>> START Information supplied
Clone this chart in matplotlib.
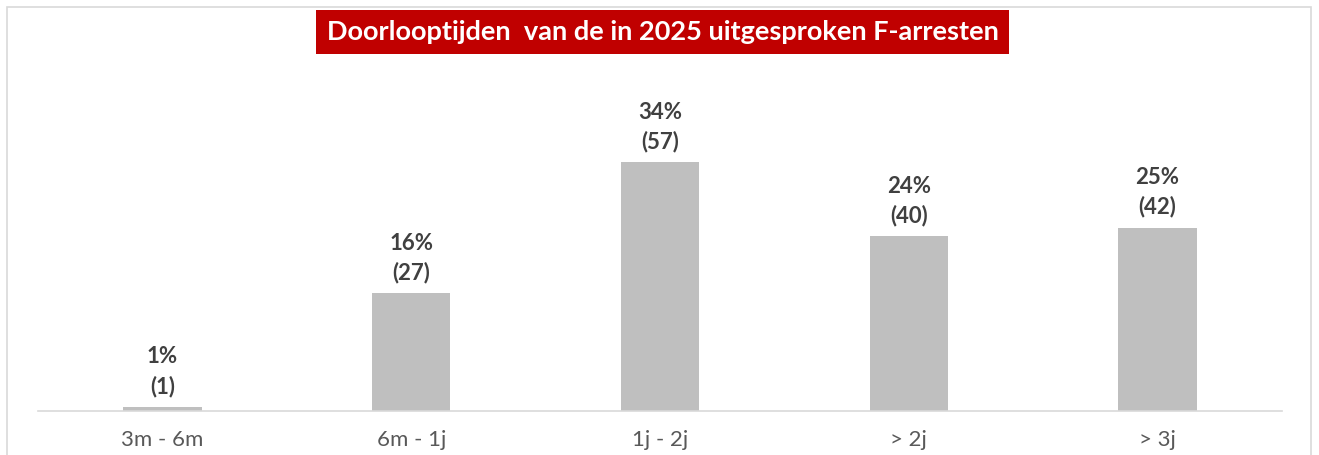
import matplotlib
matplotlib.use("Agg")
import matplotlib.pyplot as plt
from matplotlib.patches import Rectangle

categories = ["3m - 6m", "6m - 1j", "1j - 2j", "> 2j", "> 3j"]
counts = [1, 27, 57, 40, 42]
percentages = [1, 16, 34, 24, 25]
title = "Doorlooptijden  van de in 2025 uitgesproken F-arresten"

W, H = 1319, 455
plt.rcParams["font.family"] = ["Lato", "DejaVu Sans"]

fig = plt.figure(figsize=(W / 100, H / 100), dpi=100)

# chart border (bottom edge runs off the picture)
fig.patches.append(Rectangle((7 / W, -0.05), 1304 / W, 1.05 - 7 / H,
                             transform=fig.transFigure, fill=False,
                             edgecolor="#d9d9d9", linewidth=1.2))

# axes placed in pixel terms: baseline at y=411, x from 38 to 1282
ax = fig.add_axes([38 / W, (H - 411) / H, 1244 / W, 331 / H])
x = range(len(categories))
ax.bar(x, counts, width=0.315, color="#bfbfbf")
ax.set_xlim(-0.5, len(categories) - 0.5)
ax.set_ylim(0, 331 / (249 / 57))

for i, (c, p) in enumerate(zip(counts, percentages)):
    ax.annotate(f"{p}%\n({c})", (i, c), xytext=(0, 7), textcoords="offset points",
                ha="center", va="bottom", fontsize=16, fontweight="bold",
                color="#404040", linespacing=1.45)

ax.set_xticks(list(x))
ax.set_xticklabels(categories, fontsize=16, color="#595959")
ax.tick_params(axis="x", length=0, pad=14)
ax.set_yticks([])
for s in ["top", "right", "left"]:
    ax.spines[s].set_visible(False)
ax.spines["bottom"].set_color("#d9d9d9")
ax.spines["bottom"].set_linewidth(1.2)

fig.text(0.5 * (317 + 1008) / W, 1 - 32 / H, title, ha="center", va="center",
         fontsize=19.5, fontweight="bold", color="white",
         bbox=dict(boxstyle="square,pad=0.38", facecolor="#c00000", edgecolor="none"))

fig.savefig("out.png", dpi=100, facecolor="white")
>> END Information supplied
Leave out any pictures, please, and quote only the lines from the top of the data through the line that contains "in 2025 uitgesproken".

In response »
Clone this chart in matplotlib.
import matplotlib
matplotlib.use("Agg")
import matplotlib.pyplot as plt
from matplotlib.patches import Rectangle

categories = ["3m - 6m", "6m - 1j", "1j - 2j", "> 2j", "> 3j"]
counts = [1, 27, 57, 40, 42]
percentages = [1, 16, 34, 24, 25]
title = "Doorlooptijden  van de in 2025 uitgesproken F-arresten"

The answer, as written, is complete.